### Your objective:
Go over the entries below line by line, copying each one that contains the word "matplotlib".

Charts and diagrams as code:
--

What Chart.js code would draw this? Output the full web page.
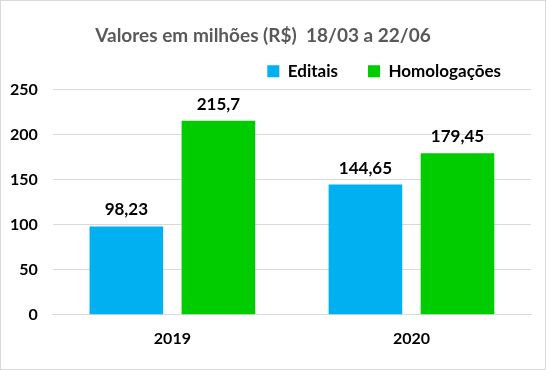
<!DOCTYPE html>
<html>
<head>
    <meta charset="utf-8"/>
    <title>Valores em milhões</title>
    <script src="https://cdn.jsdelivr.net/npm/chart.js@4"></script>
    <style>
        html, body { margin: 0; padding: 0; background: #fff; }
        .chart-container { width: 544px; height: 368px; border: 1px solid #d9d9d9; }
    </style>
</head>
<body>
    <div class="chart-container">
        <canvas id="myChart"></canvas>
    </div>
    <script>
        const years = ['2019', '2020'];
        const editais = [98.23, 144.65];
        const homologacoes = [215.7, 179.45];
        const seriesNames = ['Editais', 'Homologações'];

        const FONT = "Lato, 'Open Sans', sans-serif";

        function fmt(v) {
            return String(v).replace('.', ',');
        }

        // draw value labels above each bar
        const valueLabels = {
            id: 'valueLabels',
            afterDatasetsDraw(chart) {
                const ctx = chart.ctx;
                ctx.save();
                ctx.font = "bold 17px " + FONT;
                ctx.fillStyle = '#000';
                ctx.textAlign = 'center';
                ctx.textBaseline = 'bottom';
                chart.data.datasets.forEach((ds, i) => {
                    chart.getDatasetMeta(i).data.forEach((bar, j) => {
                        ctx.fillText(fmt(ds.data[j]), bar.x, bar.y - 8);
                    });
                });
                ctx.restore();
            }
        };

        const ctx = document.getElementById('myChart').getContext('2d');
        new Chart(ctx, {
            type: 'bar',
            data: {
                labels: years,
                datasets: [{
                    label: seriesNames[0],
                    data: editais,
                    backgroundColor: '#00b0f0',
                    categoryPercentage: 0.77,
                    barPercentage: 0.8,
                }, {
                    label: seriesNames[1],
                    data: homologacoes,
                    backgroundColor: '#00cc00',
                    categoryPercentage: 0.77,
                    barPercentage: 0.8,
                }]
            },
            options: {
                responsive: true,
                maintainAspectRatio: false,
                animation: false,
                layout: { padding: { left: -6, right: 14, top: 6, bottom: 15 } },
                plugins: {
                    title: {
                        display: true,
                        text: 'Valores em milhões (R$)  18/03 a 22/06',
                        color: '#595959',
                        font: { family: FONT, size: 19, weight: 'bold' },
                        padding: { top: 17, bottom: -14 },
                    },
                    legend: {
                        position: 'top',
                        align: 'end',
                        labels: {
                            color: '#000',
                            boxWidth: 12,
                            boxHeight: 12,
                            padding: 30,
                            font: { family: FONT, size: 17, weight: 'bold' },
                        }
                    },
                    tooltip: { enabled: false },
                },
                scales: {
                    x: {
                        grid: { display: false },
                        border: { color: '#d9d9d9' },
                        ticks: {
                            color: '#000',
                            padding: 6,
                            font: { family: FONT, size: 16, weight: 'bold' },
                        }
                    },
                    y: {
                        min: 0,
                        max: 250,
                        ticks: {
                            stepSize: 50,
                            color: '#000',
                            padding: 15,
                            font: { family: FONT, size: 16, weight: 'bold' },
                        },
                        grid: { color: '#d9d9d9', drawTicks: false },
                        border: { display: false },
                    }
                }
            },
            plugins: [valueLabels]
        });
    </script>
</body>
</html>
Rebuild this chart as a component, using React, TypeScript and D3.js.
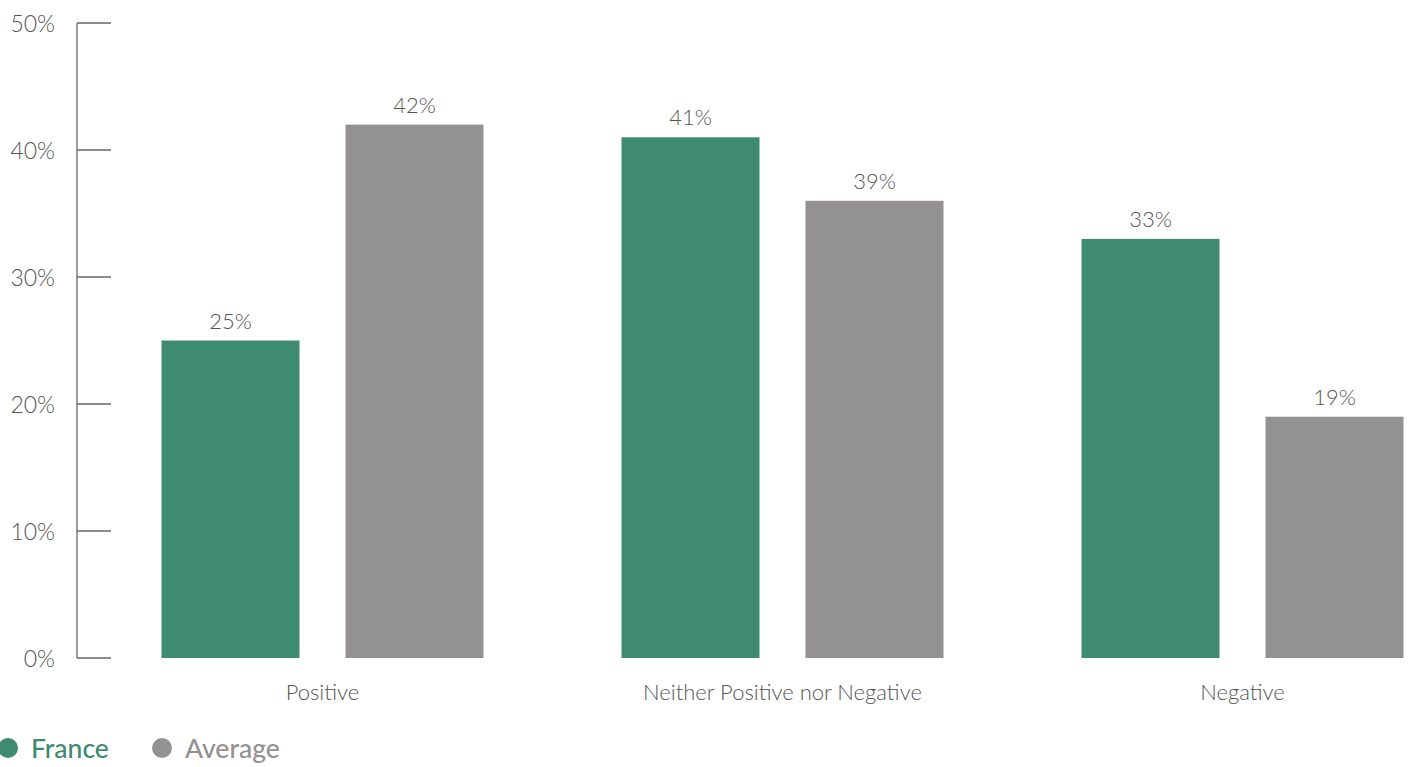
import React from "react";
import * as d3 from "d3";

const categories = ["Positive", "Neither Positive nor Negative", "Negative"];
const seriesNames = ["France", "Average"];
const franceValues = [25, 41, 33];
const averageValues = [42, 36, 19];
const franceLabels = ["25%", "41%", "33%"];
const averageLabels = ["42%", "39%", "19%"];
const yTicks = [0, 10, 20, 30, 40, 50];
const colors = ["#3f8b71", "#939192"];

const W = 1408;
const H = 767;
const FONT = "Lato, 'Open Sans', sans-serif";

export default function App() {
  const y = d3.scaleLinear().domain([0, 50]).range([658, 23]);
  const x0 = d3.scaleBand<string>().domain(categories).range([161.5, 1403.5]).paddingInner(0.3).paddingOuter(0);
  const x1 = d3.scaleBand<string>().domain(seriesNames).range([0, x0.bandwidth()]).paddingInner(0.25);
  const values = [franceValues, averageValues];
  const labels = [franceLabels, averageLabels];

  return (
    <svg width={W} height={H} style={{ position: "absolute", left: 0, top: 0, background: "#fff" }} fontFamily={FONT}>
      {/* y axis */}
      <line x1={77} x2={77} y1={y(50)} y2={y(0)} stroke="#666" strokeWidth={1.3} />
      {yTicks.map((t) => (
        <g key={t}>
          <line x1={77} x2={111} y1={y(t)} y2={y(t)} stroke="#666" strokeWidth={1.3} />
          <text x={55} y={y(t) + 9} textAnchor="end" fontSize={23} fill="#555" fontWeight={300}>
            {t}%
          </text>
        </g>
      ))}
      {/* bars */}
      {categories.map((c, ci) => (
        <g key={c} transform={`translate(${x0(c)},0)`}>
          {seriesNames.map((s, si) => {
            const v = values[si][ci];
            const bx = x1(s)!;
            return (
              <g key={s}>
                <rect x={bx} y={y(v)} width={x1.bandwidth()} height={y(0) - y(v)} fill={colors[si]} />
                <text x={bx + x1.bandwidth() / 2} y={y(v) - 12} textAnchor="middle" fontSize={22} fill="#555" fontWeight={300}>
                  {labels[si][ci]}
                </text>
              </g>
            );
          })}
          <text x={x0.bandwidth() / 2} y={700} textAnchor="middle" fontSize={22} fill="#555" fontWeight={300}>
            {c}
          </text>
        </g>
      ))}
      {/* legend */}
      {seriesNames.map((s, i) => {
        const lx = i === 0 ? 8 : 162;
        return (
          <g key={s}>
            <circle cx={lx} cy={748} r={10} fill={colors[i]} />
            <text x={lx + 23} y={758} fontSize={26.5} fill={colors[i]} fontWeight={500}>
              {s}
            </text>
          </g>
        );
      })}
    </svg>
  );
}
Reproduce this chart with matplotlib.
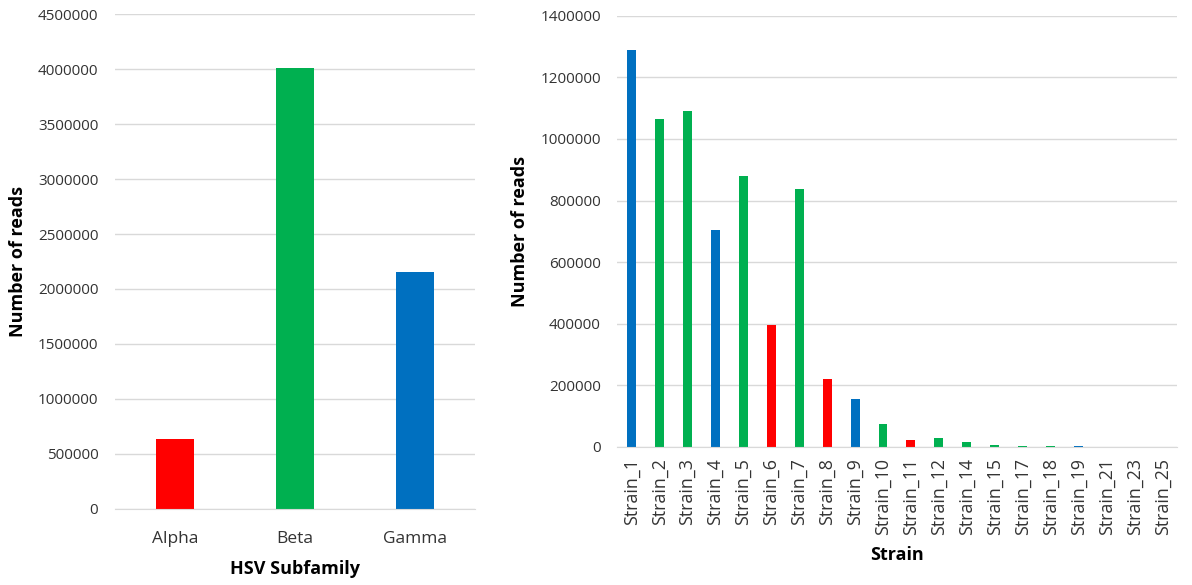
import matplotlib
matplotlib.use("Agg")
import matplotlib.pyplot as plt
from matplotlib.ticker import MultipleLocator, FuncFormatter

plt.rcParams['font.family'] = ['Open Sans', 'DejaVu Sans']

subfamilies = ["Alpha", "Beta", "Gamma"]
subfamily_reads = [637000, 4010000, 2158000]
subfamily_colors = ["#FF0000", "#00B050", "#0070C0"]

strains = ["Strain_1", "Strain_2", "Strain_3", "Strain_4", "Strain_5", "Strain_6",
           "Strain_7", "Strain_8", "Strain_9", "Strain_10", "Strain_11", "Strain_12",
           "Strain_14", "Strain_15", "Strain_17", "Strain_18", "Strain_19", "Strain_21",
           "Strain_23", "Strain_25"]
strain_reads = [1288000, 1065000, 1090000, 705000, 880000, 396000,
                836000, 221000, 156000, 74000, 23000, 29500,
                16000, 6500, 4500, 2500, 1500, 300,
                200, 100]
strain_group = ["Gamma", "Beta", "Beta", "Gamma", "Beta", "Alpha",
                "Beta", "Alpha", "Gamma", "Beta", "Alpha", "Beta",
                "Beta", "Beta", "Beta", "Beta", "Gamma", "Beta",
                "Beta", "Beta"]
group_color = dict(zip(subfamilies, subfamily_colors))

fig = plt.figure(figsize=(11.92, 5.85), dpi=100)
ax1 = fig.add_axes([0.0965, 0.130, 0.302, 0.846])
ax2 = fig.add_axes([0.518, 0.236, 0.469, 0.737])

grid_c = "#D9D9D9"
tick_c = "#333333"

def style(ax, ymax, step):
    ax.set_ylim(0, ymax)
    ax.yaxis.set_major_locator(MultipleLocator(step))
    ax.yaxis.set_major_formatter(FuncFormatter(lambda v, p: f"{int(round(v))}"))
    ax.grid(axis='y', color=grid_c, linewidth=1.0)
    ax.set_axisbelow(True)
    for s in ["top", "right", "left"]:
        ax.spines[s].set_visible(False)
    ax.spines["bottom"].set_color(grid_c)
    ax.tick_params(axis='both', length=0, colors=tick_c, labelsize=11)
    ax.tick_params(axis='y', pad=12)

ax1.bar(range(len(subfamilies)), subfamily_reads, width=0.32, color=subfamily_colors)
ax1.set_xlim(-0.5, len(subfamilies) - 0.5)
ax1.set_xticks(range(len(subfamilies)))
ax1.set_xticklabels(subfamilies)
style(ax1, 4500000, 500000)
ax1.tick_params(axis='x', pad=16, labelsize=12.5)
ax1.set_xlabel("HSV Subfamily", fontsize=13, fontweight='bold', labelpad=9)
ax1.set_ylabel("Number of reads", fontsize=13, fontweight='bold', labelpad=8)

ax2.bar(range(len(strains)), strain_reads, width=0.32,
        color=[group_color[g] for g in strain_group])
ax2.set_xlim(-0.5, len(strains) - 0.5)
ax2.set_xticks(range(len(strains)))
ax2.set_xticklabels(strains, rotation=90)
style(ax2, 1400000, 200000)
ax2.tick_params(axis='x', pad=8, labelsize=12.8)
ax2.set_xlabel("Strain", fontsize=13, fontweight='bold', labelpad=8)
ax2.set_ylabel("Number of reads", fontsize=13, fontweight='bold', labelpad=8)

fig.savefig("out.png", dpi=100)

--

### Answer below:
Reproduce this chart with matplotlib.
import matplotlib
matplotlib.use("Agg")
import matplotlib.pyplot as plt
from matplotlib.ticker import MultipleLocator, FuncFormatter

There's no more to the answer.